=== Dataset content ===

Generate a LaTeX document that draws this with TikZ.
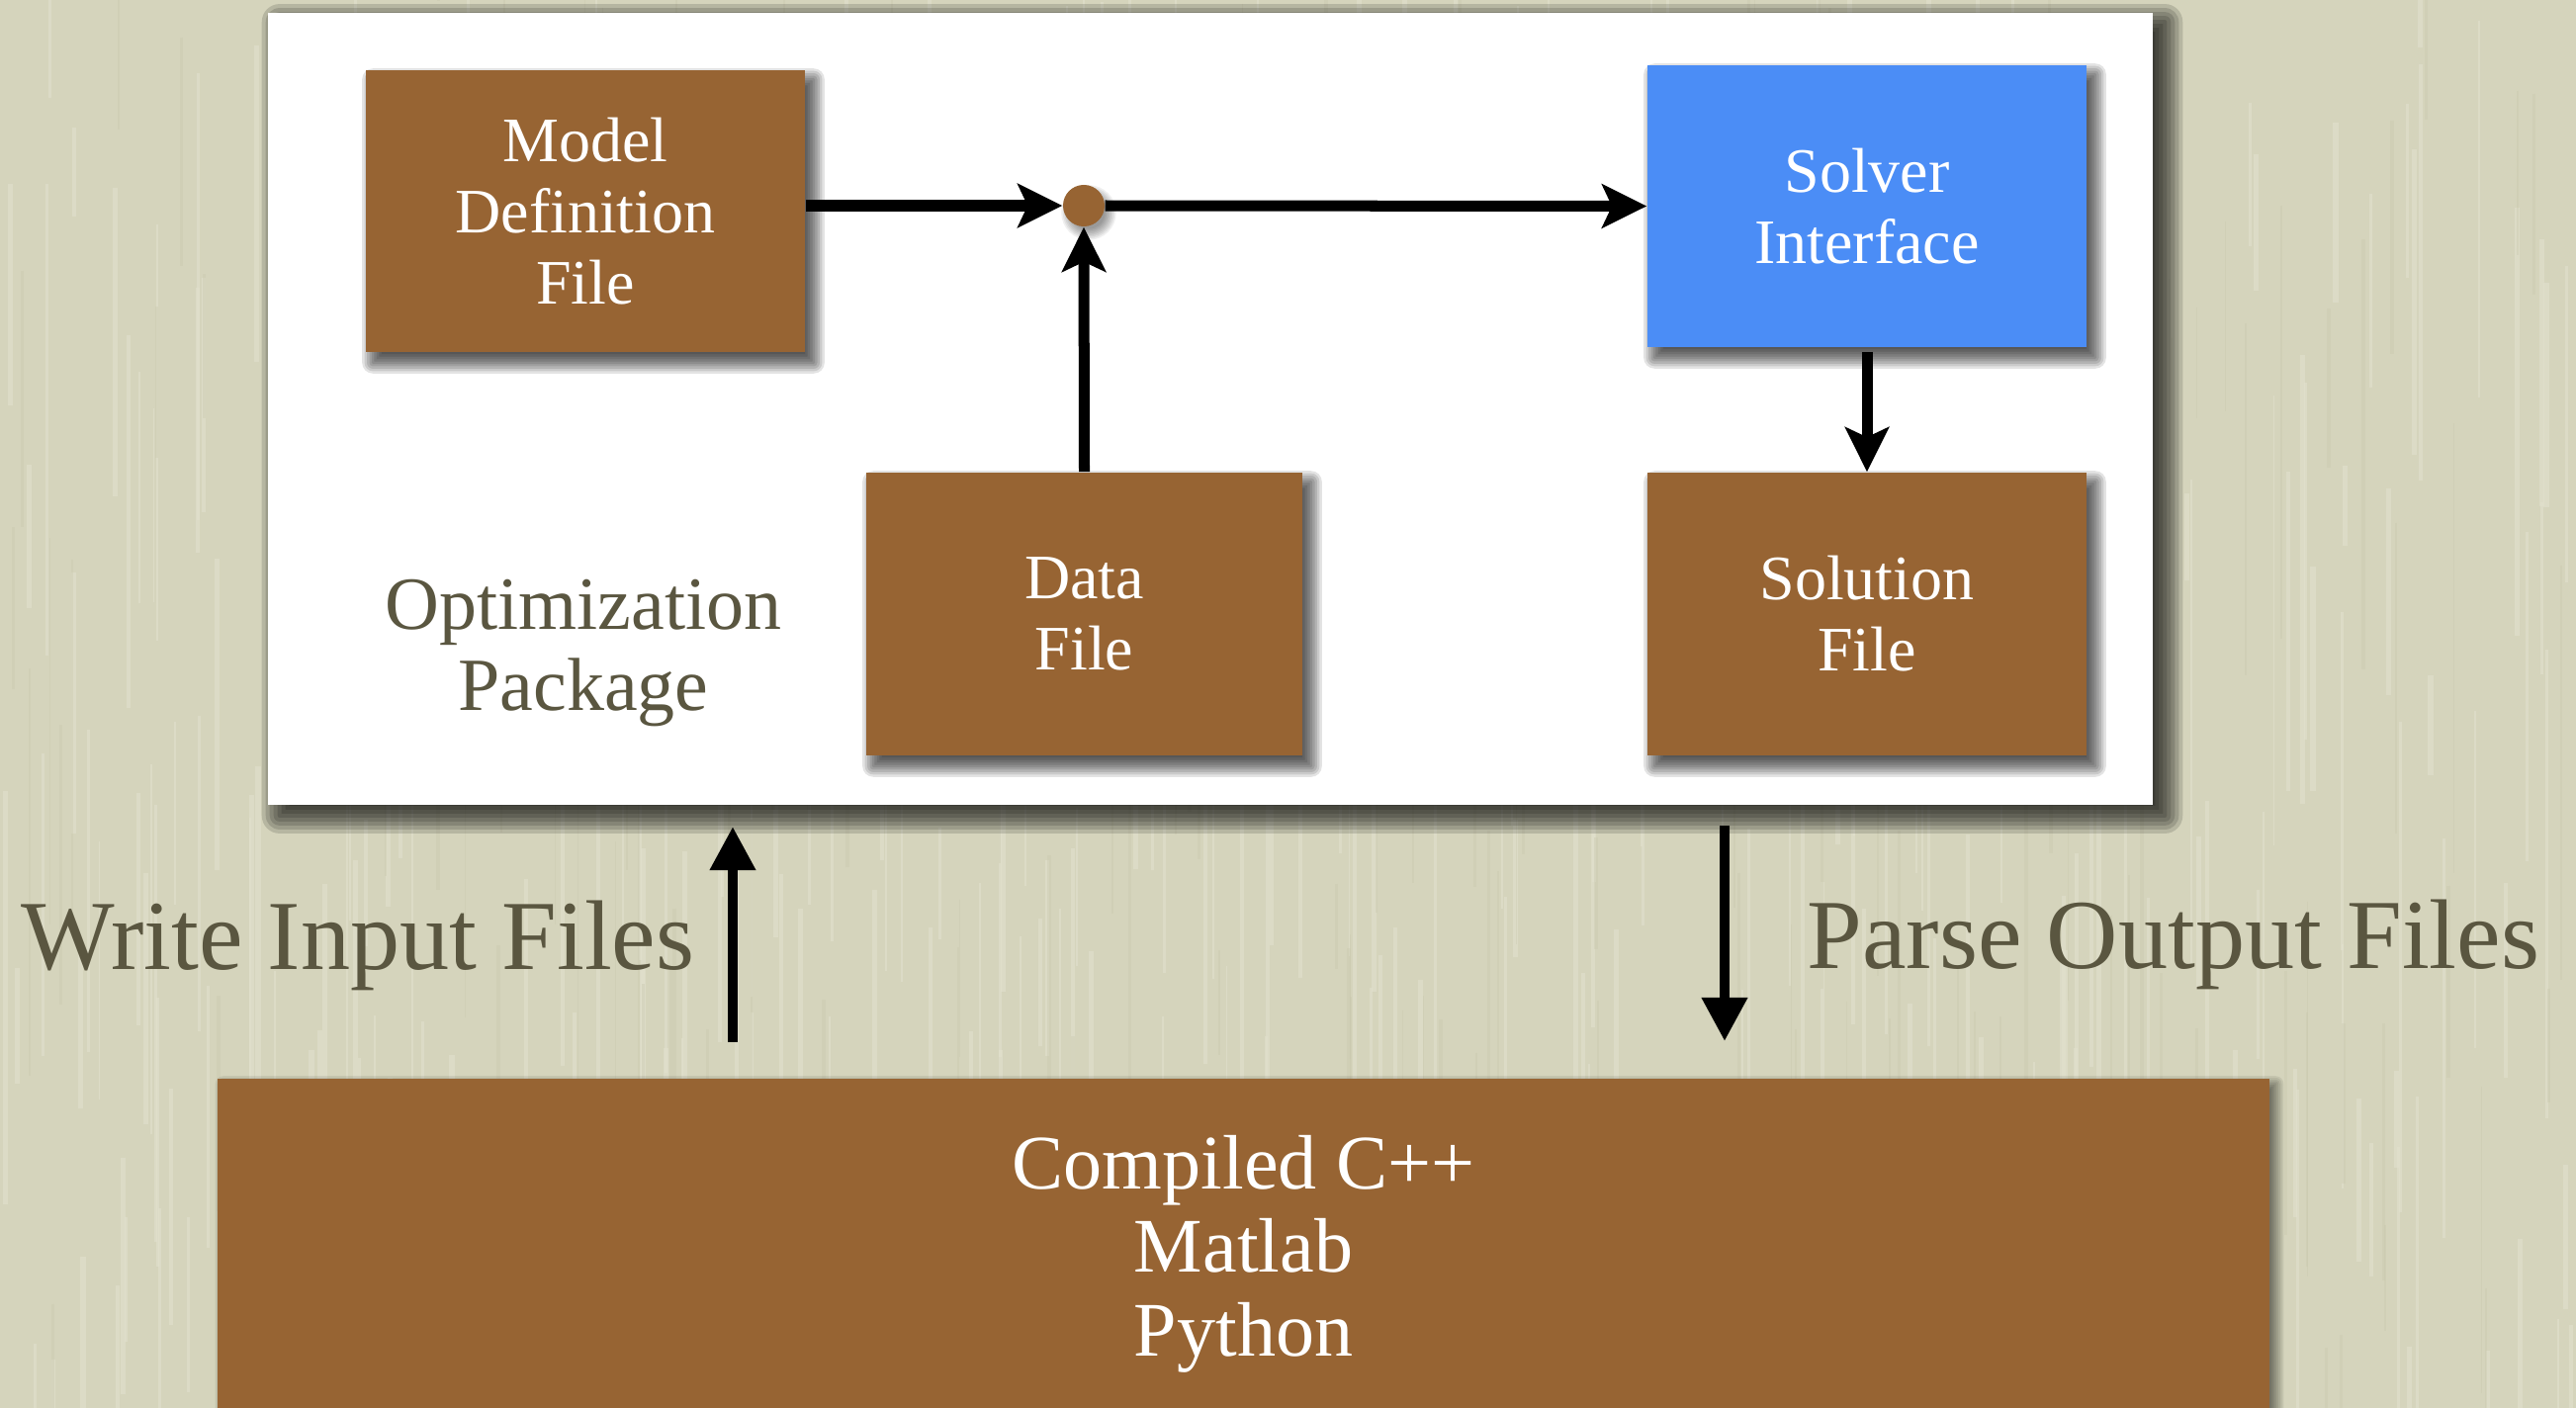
\documentclass[tikz,border=0pt]{standalone}
\usepackage{fontspec}
\setmainfont{Liberation Serif}
\usetikzlibrary{arrows.meta,calc}

\definecolor{paper}{HTML}{D5D4BC}
\definecolor{paperlight}{HTML}{E2E1CD}
\definecolor{paperdark}{HTML}{C8C7AD}
\definecolor{woodbrown}{HTML}{976433}
\definecolor{solverblue}{HTML}{4B8DF6}
\definecolor{olivetext}{HTML}{5A5640}

\pgfdeclarelayer{paperlayer}
\pgfdeclarelayer{panelshade}
\pgfdeclarelayer{panellayer}
\pgfdeclarelayer{boxshade}
\pgfsetlayers{paperlayer,panelshade,panellayer,boxshade,main}

% soft drop shadow built from stacked translucent rectangles
% #1 node, #2 right offset, #3 downward offset, #4 spread, #5 opacity per layer
\newcommand\castshadow[5]{%
  \foreach \k in {1,...,10}{%
    \pgfmathsetmacro\spr{#4*(\k-5.5)/4.5}%
    \pgfmathsetmacro\rc{max(\spr,0)*0.2845+0.01}%
    \fill[black, opacity=#5, rounded corners=\rc pt]
      ($(#1.north west)+(#2-\spr,#3-\spr)$) rectangle
      ($(#1.south east)+(#2+\spr,#3+\spr)$);
  }%
}

\tikzset{
  x=0.01cm, y=-0.01cm,
  filebox/.style={fill=woodbrown, draw=none, inner sep=0pt, text=white,
    align=center, font=\fontsize{18.2pt}{20.5pt}\selectfont},
  flow/.style={line width=0.11cm,
    -{Stealth[length=0.45cm, width=0.44cm, inset=0.1cm]}},
  io/.style={line width=0.10cm,
    -{Triangle[length=0.44cm, width=0.44cm]}},
  outerlabel/.style={text=olivetext, font=\fontsize{28.5pt}{32pt}\selectfont,
    inner sep=0pt},
}

\begin{document}
\begin{tikzpicture}
  \useasboundingbox (0,0) rectangle (2605,1424);
  % textured paper backdrop
  \begin{pgfonlayer}{paperlayer}
  \begin{scope}
  \clip (0,0) rectangle (2605,1424);
  \fill[paper] (0,0) rectangle (2605,1424);
  \pgfmathsetseed{7}
  \foreach \i in {1,...,420}{
    \pgfmathsetmacro\xx{rnd*2605}
    \pgfmathsetmacro\yy{rnd*1500-100}
    \pgfmathsetmacro\ll{80+rnd*420}
    \pgfmathsetmacro\ww{0.4+rnd*1.2}
    \draw[paperlight, opacity=0.6, line width=\ww pt] (\xx,\yy) -- ++(0,\ll);
  }
  \foreach \i in {1,...,200}{
    \pgfmathsetmacro\xx{rnd*2605}
    \pgfmathsetmacro\yy{rnd*1500-100}
    \pgfmathsetmacro\ll{80+rnd*380}
    \pgfmathsetmacro\ww{0.3+rnd*0.8}
    \draw[paperdark, opacity=0.35, line width=\ww pt] (\xx,\yy) -- ++(0,\ll);
  }
  \end{scope}
  \end{pgfonlayer}

  % white panel of the optimization package
  \begin{pgfonlayer}{panellayer}
  \node[fill=white, inner sep=0pt, minimum width=19.04cm, minimum height=8.01cm]
    (panel) at (1224,413.5) {};
  \end{pgfonlayer}
  \begin{pgfonlayer}{panelshade}
  \castshadow{panel}{12}{10}{18}{0.14}
  \end{pgfonlayer}

  % file and interface boxes
  \node[filebox, minimum width=4.44cm, minimum height=2.85cm]
    (model) at (592,213.5) {Model\\Definition\\File};
  \node[filebox, fill=solverblue, minimum width=4.44cm, minimum height=2.85cm]
    (solver) at (1888,208.5) {Solver\\Interface};
  \node[filebox, minimum width=4.41cm, minimum height=2.86cm]
    (data) at (1096.5,621) {Data\\File};
  \node[filebox, minimum width=4.44cm, minimum height=2.86cm]
    (solution) at (1888,621) {Solution\\File};

  % junction dot
  \node[circle, fill=woodbrown, inner sep=0pt, minimum size=0.42cm]
    (dot) at (1096,208) {};

  \begin{pgfonlayer}{boxshade}
  \castshadow{model}{8}{10}{11}{0.11}
  \castshadow{solver}{8}{10}{11}{0.11}
  \castshadow{data}{8}{10}{11}{0.11}
  \castshadow{solution}{8}{10}{11}{0.11}
  \foreach \k in {1,...,8}{
    \fill[black, opacity=0.06] ($(dot)+(5,7)$) circle ({(15+1.6*\k)*0.01cm});
  }
  \end{pgfonlayer}

  \node[text=olivetext, align=center, inner sep=0pt,
    font=\fontsize{21.6pt}{23.3pt}\selectfont]
    (pkg) at (590,661) {Optimization\\Package};

  % flow inside the package
  \draw[flow] (model.east |- dot) -- (dot.west);
  \draw[flow] (data.north) -- (dot.south);
  \draw[flow] (dot.east) -- (solver.west);
  \draw[flow, shorten <=0.04cm] (solver.south) -- (solution.north);

  % host environments
  \node[filebox, minimum width=20.73cm, minimum height=3.54cm,
    font=\fontsize{22.2pt}{24pt}\selectfont]
    (host) at (1257.5,1268) {Compiled C++\\Matlab\\Python};
  \begin{pgfonlayer}{boxshade}
  \castshadow{host}{6}{6}{8}{0.07}
  \end{pgfonlayer}

  % exchange between host and package
  \coordinate (writeFrom) at (741,1054);
  \coordinate (writeTo) at (741,836);
  \coordinate (parseFrom) at (1744,835);
  \coordinate (parseTo) at (1744,1053);
  \draw[io] (writeFrom) -- (writeTo);
  \draw[io] (parseFrom) -- (parseTo);

  \node[outerlabel, anchor=base] (writelbl) at (362,980) {Write Input Files};
  \node[outerlabel, anchor=base] (parselbl) at (2198,979) {Parse Output Files};
\end{tikzpicture}
\end{document}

===

▶ _What you are asked to do_
Please transcribe the material above exactly as written. Leave the pictures out.

▶ _Response to this exercise_
Generate a LaTeX document that draws this with TikZ.
\documentclass[tikz,border=0pt]{standalone}
\usepackage{fontspec}
\setmainfont{Liberation Serif}
\usetikzlibrary{arrows.meta,calc}

\definecolor{paper}{HTML}{D5D4BC}
\definecolor{paperlight}{HTML}{E2E1CD}
\definecolor{paperdark}{HTML}{C8C7AD}
\definecolor{woodbrown}{HTML}{976433}
\definecolor{solverblue}{HTML}{4B8DF6}
\definecolor{olivetext}{HTML}{5A5640}

\pgfdeclarelayer{paperlayer}
\pgfdeclarelayer{panelshade}
\pgfdeclarelayer{panellayer}
\pgfdeclarelayer{boxshade}
\pgfsetlayers{paperlayer,panelshade,panellayer,boxshade,main}

% soft drop shadow built from stacked translucent rectangles
% #1 node, #2 right offset, #3 downward offset, #4 spread, #5 opacity per layer
\newcommand\castshadow[5]{%
  \foreach \k in {1,...,10}{%
    \pgfmathsetmacro\spr{#4*(\k-5.5)/4.5}%
    \pgfmathsetmacro\rc{max(\spr,0)*0.2845+0.01}%
    \fill[black, opacity=#5, rounded corners=\rc pt]
      ($(#1.north west)+(#2-\spr,#3-\spr)$) rectangle
      ($(#1.south east)+(#2+\spr,#3+\spr)$);
  }%
}

\tikzset{
  x=0.01cm, y=-0.01cm,
  filebox/.style={fill=woodbrown, draw=none, inner sep=0pt, text=white,
    align=center, font=\fontsize{18.2pt}{20.5pt}\selectfont},
  flow/.style={line width=0.11cm,
    -{Stealth[length=0.45cm, width=0.44cm, inset=0.1cm]}},
  io/.style={line width=0.10cm,
    -{Triangle[length=0.44cm, width=0.44cm]}},
  outerlabel/.style={text=olivetext, font=\fontsize{28.5pt}{32pt}\selectfont,
    inner sep=0pt},
}

\begin{document}
\begin{tikzpicture}
  \useasboundingbox (0,0) rectangle (2605,1424);
  % textured paper backdrop
  \begin{pgfonlayer}{paperlayer}
  \begin{scope}
  \clip (0,0) rectangle (2605,1424);
  \fill[paper] (0,0) rectangle (2605,1424);
  \pgfmathsetseed{7}
  \foreach \i in {1,...,420}{
    \pgfmathsetmacro\xx{rnd*2605}
    \pgfmathsetmacro\yy{rnd*1500-100}
    \pgfmathsetmacro\ll{80+rnd*420}
    \pgfmathsetmacro\ww{0.4+rnd*1.2}
    \draw[paperlight, opacity=0.6, line width=\ww pt] (\xx,\yy) -- ++(0,\ll);
  }
  \foreach \i in {1,...,200}{
    \pgfmathsetmacro\xx{rnd*2605}
    \pgfmathsetmacro\yy{rnd*1500-100}
    \pgfmathsetmacro\ll{80+rnd*380}
    \pgfmathsetmacro\ww{0.3+rnd*0.8}
    \draw[paperdark, opacity=0.35, line width=\ww pt] (\xx,\yy) -- ++(0,\ll);
  }
  \end{scope}
  \end{pgfonlayer}

  % white panel of the optimization package
  \begin{pgfonlayer}{panellayer}
  \node[fill=white, inner sep=0pt, minimum width=19.04cm, minimum height=8.01cm]
    (panel) at (1224,413.5) {};
  \end{pgfonlayer}
  \begin{pgfonlayer}{panelshade}
  \castshadow{panel}{12}{10}{18}{0.14}
  \end{pgfonlayer}

  % file and interface boxes
  \node[filebox, minimum width=4.44cm, minimum height=2.85cm]
    (model) at (592,213.5) {Model\\Definition\\File};
  \node[filebox, fill=solverblue, minimum width=4.44cm, minimum height=2.85cm]
    (solver) at (1888,208.5) {Solver\\Interface};
  \node[filebox, minimum width=4.41cm, minimum height=2.86cm]
    (data) at (1096.5,621) {Data\\File};
  \node[filebox, minimum width=4.44cm, minimum height=2.86cm]
    (solution) at (1888,621) {Solution\\File};

  % junction dot
  \node[circle, fill=woodbrown, inner sep=0pt, minimum size=0.42cm]
    (dot) at (1096,208) {};

  \begin{pgfonlayer}{boxshade}
  \castshadow{model}{8}{10}{11}{0.11}
  \castshadow{solver}{8}{10}{11}{0.11}
  \castshadow{data}{8}{10}{11}{0.11}
  \castshadow{solution}{8}{10}{11}{0.11}
  \foreach \k in {1,...,8}{
    \fill[black, opacity=0.06] ($(dot)+(5,7)$) circle ({(15+1.6*\k)*0.01cm});
  }
  \end{pgfonlayer}

  \node[text=olivetext, align=center, inner sep=0pt,
    font=\fontsize{21.6pt}{23.3pt}\selectfont]
    (pkg) at (590,661) {Optimization\\Package};

  % flow inside the package
  \draw[flow] (model.east |- dot) -- (dot.west);
  \draw[flow] (data.north) -- (dot.south);
  \draw[flow] (dot.east) -- (solver.west);
  \draw[flow, shorten <=0.04cm] (solver.south) -- (solution.north);

  % host environments
  \node[filebox, minimum width=20.73cm, minimum height=3.54cm,
    font=\fontsize{22.2pt}{24pt}\selectfont]
    (host) at (1257.5,1268) {Compiled C++\\Matlab\\Python};
  \begin{pgfonlayer}{boxshade}
  \castshadow{host}{6}{6}{8}{0.07}
  \end{pgfonlayer}

  % exchange between host and package
  \coordinate (writeFrom) at (741,1054);
  \coordinate (writeTo) at (741,836);
  \coordinate (parseFrom) at (1744,835);
  \coordinate (parseTo) at (1744,1053);
  \draw[io] (writeFrom) -- (writeTo);
  \draw[io] (parseFrom) -- (parseTo);

  \node[outerlabel, anchor=base] (writelbl) at (362,980) {Write Input Files};
  \node[outerlabel, anchor=base] (parselbl) at (2198,979) {Parse Output Files};
\end{tikzpicture}
\end{document}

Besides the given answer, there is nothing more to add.